_The exercise_. Give the number of lines in the listing below that include the word "this", with nothing more.

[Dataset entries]
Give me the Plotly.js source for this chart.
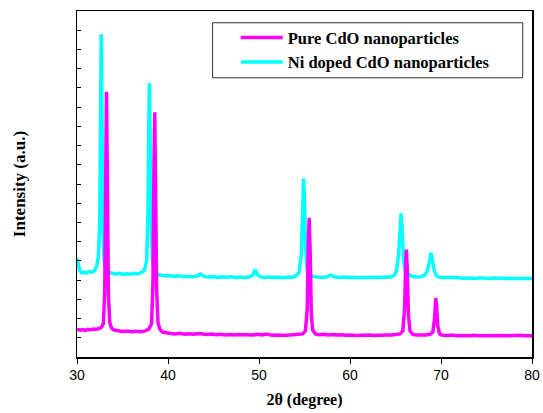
<!DOCTYPE html>
<html>
<head>
<meta charset="utf-8">
<script src="https://cdn.plot.ly/plotly-3.0.1.min.js"></script>
<style>html,body{margin:0;padding:0;background:#fff;}#chart{width:543px;height:413px;}</style>
</head>
<body>
<div id="chart"></div>
<script>
// Pure CdO nanoparticles (magenta)
const pureX = [30.0,30.3,30.6,30.9,31.2,31.5,31.8,32.1,32.4,32.7,32.9,33.05,33.15,33.24,33.33,33.45,33.6,33.8,34.1,34.5,35.0,35.5,36.0,36.5,37.0,37.5,37.9,38.2,38.35,38.45,38.54,38.63,38.75,38.9,39.1,39.4,39.8,40.3,40.8,41.3,41.8,42.3,42.8,43.3,43.8,44.3,44.8,45.3,45.8,46.3,46.8,47.3,47.8,48.3,48.8,49.3,49.8,50.3,50.8,51.3,51.8,52.3,52.8,53.3,53.8,54.3,54.8,55.1,55.3,55.42,55.52,55.62,55.75,55.9,56.2,56.6,57.1,57.6,58.1,58.6,59.1,59.6,60.1,60.6,61.1,61.6,62.1,62.6,63.1,63.6,64.1,64.6,65.1,65.5,65.8,66.0,66.1,66.2,66.3,66.42,66.6,66.9,67.3,67.8,68.3,68.8,69.1,69.3,69.42,69.52,69.65,69.85,70.2,70.7,71.2,71.7,72.2,72.7,73.2,73.7,74.2,74.7,75.2,75.7,76.2,76.7,77.2,77.7,78.2,78.7,79.2,79.7,80.0];
const pureY = [1.45,1.40,1.43,1.38,1.44,1.41,1.46,1.44,1.48,1.55,1.75,3.5,9.0,13.8,9.5,3.2,1.8,1.5,1.40,1.36,1.33,1.35,1.31,1.34,1.32,1.36,1.45,1.75,4.0,9.5,12.73,9.0,3.5,1.8,1.45,1.30,1.25,1.22,1.20,1.23,1.19,1.21,1.18,1.22,1.20,1.17,1.19,1.16,1.18,1.15,1.17,1.14,1.17,1.15,1.16,1.14,1.18,1.15,1.20,1.14,1.13,1.15,1.12,1.14,1.13,1.16,1.20,1.35,2.5,6.0,7.24,5.5,2.2,1.4,1.20,1.16,1.18,1.15,1.17,1.14,1.16,1.13,1.15,1.12,1.14,1.13,1.15,1.12,1.14,1.13,1.15,1.14,1.16,1.20,1.35,2.5,4.5,5.59,4.5,2.2,1.35,1.18,1.14,1.13,1.15,1.18,1.30,2.0,3.07,2.6,1.6,1.2,1.13,1.12,1.14,1.11,1.13,1.12,1.10,1.13,1.11,1.12,1.10,1.13,1.11,1.12,1.10,1.12,1.11,1.13,1.10,1.12,1.11];

// Ni doped CdO nanoparticles (cyan)
const niX = [30.0,30.15,30.3,30.5,30.8,31.0,31.3,31.6,31.9,32.15,32.35,32.5,32.58,32.66,32.75,32.85,33.0,33.2,33.5,33.9,34.3,34.7,35.1,35.5,35.9,36.3,36.7,37.1,37.4,37.65,37.8,37.88,37.96,38.05,38.15,38.3,38.5,38.8,39.2,39.7,40.2,40.7,41.2,41.7,42.2,42.7,43.2,43.6,44.0,44.5,45.0,45.5,46.0,46.5,47.0,47.5,48.0,48.5,49.0,49.3,49.55,49.8,50.1,50.6,51.1,51.6,52.1,52.6,53.1,53.6,54.0,54.4,54.65,54.8,54.9,55.0,55.12,55.3,55.6,56.0,56.5,57.0,57.5,57.9,58.3,58.8,59.3,59.8,60.3,60.8,61.3,61.8,62.3,62.8,63.3,63.8,64.3,64.8,65.1,65.35,65.5,65.62,65.74,65.9,66.1,66.4,66.8,67.3,67.8,68.2,68.5,68.75,68.9,69.05,69.2,69.45,69.8,70.3,70.8,71.3,71.8,72.3,72.8,73.3,73.8,74.3,74.8,75.3,75.8,76.3,76.8,77.3,77.8,78.3,78.8,79.3,79.8,80.0];
const niY = [5.14,4.75,4.5,4.38,4.42,4.36,4.45,4.40,4.48,4.7,5.2,7.0,12.0,16.79,12.5,6.5,4.9,4.55,4.40,4.35,4.32,4.36,4.30,4.33,4.31,4.36,4.33,4.40,4.5,5.0,7.5,11.5,14.24,11.0,7.0,4.9,4.45,4.30,4.25,4.22,4.24,4.19,4.22,4.18,4.20,4.17,4.22,4.32,4.18,4.16,4.19,4.14,4.17,4.15,4.18,4.13,4.16,4.14,4.17,4.25,4.55,4.30,4.18,4.14,4.16,4.13,4.15,4.12,4.16,4.14,4.20,4.40,5.3,7.5,9.29,8.0,5.6,4.5,4.25,4.18,4.16,4.14,4.18,4.26,4.17,4.14,4.16,4.13,4.15,4.12,4.14,4.13,4.15,4.12,4.14,4.16,4.15,4.22,4.45,5.4,6.8,7.47,6.5,4.9,4.4,4.3,4.2,4.16,4.18,4.25,4.5,5.0,5.42,5.1,4.6,4.25,4.15,4.13,4.14,4.11,4.13,4.10,4.12,4.11,4.09,4.12,4.10,4.08,4.11,4.09,4.10,4.08,4.10,4.07,4.09,4.08,4.10,4.09];

const seriesNames = ['Pure CdO nanoparticles', 'Ni doped CdO nanoparticles'];
const xTickVals = [30, 40, 50, 60, 70, 80];
const xTickText = ['30', '40', '50', '60', '70', '80'];

const serif = 'Liberation Serif, Times New Roman, serif';
const sans = 'Liberation Sans, Arial, sans-serif';

const traces = [
  {x: niX, y: niY, name: seriesNames[1], type: 'scatter', mode: 'lines',
   line: {color: '#00ffff', width: 3.5}},
  {x: pureX, y: pureY, name: seriesNames[0], type: 'scatter', mode: 'lines',
   line: {color: '#ff00ff', width: 3.5}}
];

const layout = {
  width: 543, height: 413,
  margin: {l: 77, r: 11, t: 11, b: 56},
  paper_bgcolor: '#fff', plot_bgcolor: '#fff',
  showlegend: true,
  legend: {
    x: 0.349, y: 0.973, xanchor: 'left', yanchor: 'top',
    traceorder: 'reversed', bgcolor: 'rgba(0,0,0,0)', borderwidth: 0,
    font: {family: serif, size: 16.5, color: '#000', weight: 'bold'},
    itemwidth: 42, tracegroupgap: 0
  },
  xaxis: {
    range: [30, 80], tickvals: xTickVals, ticktext: xTickText,
    ticks: 'outside', ticklen: 5, tickwidth: 1, tickcolor: '#000',
    showline: true, linecolor: '#000', linewidth: 1.5, mirror: true,
    showgrid: false, zeroline: false,
    tickfont: {family: sans, size: 14, color: '#000'},
    title: {text: '<b>2θ (degree)</b>', font: {family: serif, size: 16, color: '#000'}, standoff: 11}
  },
  yaxis: {
    range: [0, 18], dtick: 1, tick0: 0,
    ticks: 'inside', ticklen: 4, tickwidth: 1, tickcolor: '#000',
    showticklabels: false,
    showline: true, linecolor: '#000', linewidth: 1.5, mirror: true,
    showgrid: false, zeroline: false,
    title: {text: '<b>Intensity (a.u.)</b>', font: {family: serif, size: 17, color: '#000'}, standoff: 45}
  },
  shapes: [
    {type: 'rect', xref: 'paper', yref: 'paper', x0: 0.298, x1: 0.9796, y0: 0.807, y1: 0.966,
     line: {color: '#333', width: 1}, fillcolor: 'rgba(0,0,0,0)', layer: 'above'}
  ]
};

Plotly.newPlot('chart', traces, layout, {displayModeBar: false, staticPlot: true});
</script>
</body>
</html>
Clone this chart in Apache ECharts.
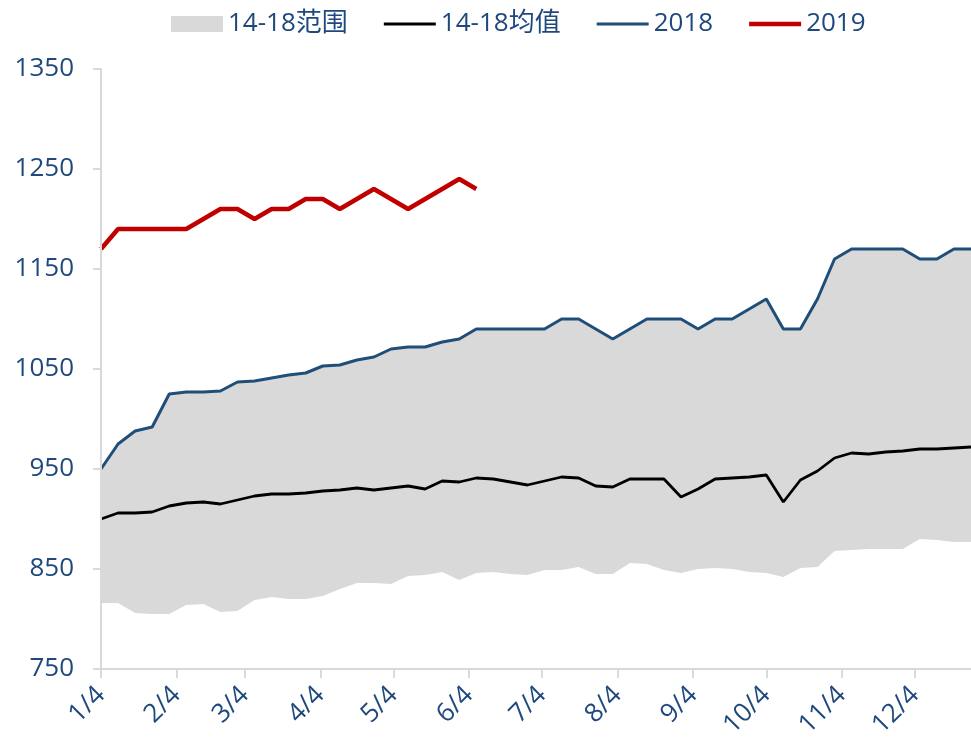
<!DOCTYPE html>
<html><head><meta charset="utf-8">
<script src="https://cdn.jsdelivr.net/npm/echarts@6/dist/echarts.min.js"></script>
<style>html,body{margin:0;padding:0;background:#fff}#c{width:971px;height:744px}</style>
</head><body><div id="c"></div>
<script>
// x-axis tick labels (month/day)
const xTickLabels = ['1/4','2/4','3/4','4/4','5/4','6/4','7/4','8/4','9/4','10/4','11/4','12/4'];
const yearOfData = 2019;
const firstWeek = '1/4';

// 14-18 range lower bound
const rangeMin = [816,816,806,805,805,814,815,807,808,819,
  822,820,820,823,830,836,836,835,843,844,
  847,839,846,847,845,844,849,849,852,845,
  845,856,855,849,846,850,851,850,847,846,
  842,851,852,868,869,870,870,870,880,879,
  877,877];
// 14-18 range upper bound
const rangeMax = [950,975,988,992,1025,1027,1027,1028,1037,1038,
  1041,1044,1046,1053,1054,1059,1062,1070,1072,1072,
  1077,1080,1090,1090,1090,1090,1090,1100,1100,1090,
  1080,1090,1100,1100,1100,1090,1100,1100,1110,1120,
  1090,1090,1120,1160,1170,1170,1170,1170,1160,1160,
  1170,1170];
// 14-18 mean
const mean1418 = [900,906,906,907,913,916,917,915,919,923,
  925,925,926,928,929,931,929,931,933,930,
  938,937,941,940,937,934,938,942,941,933,
  932,940,940,940,922,930,940,941,942,944,
  917,939,948,961,966,965,967,968,970,970,
  971,972];
// 2018
const y2018 = [950,975,988,992,1025,1027,1027,1028,1037,1038,
  1041,1044,1046,1053,1054,1059,1062,1070,1072,1072,
  1077,1080,1090,1090,1090,1090,1090,1100,1100,1090,
  1080,1090,1100,1100,1100,1090,1100,1100,1110,1120,
  1090,1090,1120,1160,1170,1170,1170,1170,1160,1160,
  1170,1170];
// 2019
const y2019 = [1170,1190,1190,1190,1190,1190,1200,1210,1210,1200,
  1210,1210,1220,1220,1210,1220,1230,1220,1210,1220,
  1230,1240,1230];

const yTicks = {min: 750, max: 1350, step: 100};

function dayOffset(md) {
  const [m, d] = md.split('/').map(Number);
  const [m0, d0] = firstWeek.split('/').map(Number);
  return Math.round((Date.UTC(yearOfData, m - 1, d) - Date.UTC(yearOfData, m0 - 1, d0)) / 86400000);
}
const tickDays = xTickLabels.map(dayOffset);
const labelByDay = {};
tickDays.forEach((d, i) => labelByDay[d] = xTickLabels[i]);
const toPts = arr => arr.map((v, i) => [i * 7, v]);

const txt = '#1F497D';
const font = "'Open Sans','Noto Sans CJK SC',sans-serif";
const chart = echarts.init(document.getElementById('c'));
chart.setOption({
  animation: false,
  backgroundColor: '#fff',
  grid: {left: 101, right: 0, top: 69, bottom: 75, containLabel: false},
  legend: {
    left: 166, top: 6, itemWidth: 52, itemHeight: 16, itemGap: 36,
    textStyle: {color: txt, fontSize: 26, fontFamily: font},
    data: [
      {name: '14-18范围', icon: 'rect', itemStyle: {color: '#D9D9D9'}},
      {name: '14-18均值', icon: 'path://M0,0H52V3H0Z'},
      {name: '2018', icon: 'path://M0,0H52V3H0Z'},
      {name: '2019', icon: 'path://M0,0H52V4.5H0Z'}
    ]
  },
  xAxis: {
    type: 'value', min: 0, max: (rangeMax.length - 1) * 7, z: 10,
    splitLine: {show: false},
    axisLine: {show: true, lineStyle: {color: '#D9D9D9', width: 2}},
    axisTick: {show: true, customValues: tickDays, length: 9, lineStyle: {color: '#D9D9D9', width: 2}},
    axisLabel: {
      customValues: tickDays, rotate: 45, margin: 22,
      color: txt, fontSize: 26, fontFamily: font,
      formatter: v => labelByDay[v] || ''
    }
  },
  yAxis: {
    type: 'value', min: yTicks.min, max: yTicks.max, interval: yTicks.step, z: 10,
    splitLine: {show: false},
    axisLine: {show: true, lineStyle: {color: '#D9D9D9', width: 2}},
    axisTick: {show: true, inside: false, length: 8, lineStyle: {color: '#D9D9D9', width: 2}},
    axisLabel: {color: txt, fontSize: 26, fontFamily: font, margin: 27, formatter: v => String(v)}
  },
  series: [
    {
      name: '14-18范围', type: 'line',
      data: toPts(rangeMax),
      symbol: 'none', silent: true, lineStyle: {opacity: 0},
      itemStyle: {color: '#D9D9D9'},
      areaStyle: {color: '#D9D9D9', opacity: 1, origin: 'start'}, z: 1
    },
    {
      name: 'rangeLow', type: 'line', data: toPts(rangeMin),
      symbol: 'none', silent: true, lineStyle: {opacity: 0},
      areaStyle: {color: '#FFFFFF', opacity: 1, origin: 'start'}, z: 1
    },
    {
      name: '14-18均值', type: 'line', data: toPts(mean1418), symbol: 'none',
      itemStyle: {color: '#000000'}, lineStyle: {color: '#000000', width: 2.8}, z: 3
    },
    {
      name: '2018', type: 'line', data: toPts(y2018), symbol: 'none',
      itemStyle: {color: '#1F4E79'}, lineStyle: {color: '#1F4E79', width: 3}, z: 4
    },
    {
      name: '2019', type: 'line', data: toPts(y2019), symbol: 'none',
      itemStyle: {color: '#C00000'}, lineStyle: {color: '#C00000', width: 4.5}, z: 5
    }
  ]
});
</script>
</body></html>
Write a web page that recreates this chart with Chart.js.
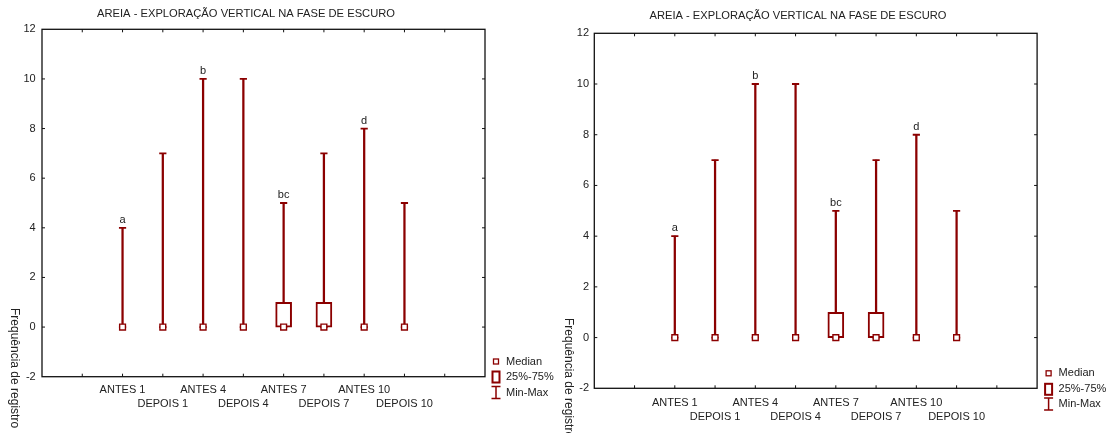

_Exercise solution_. 3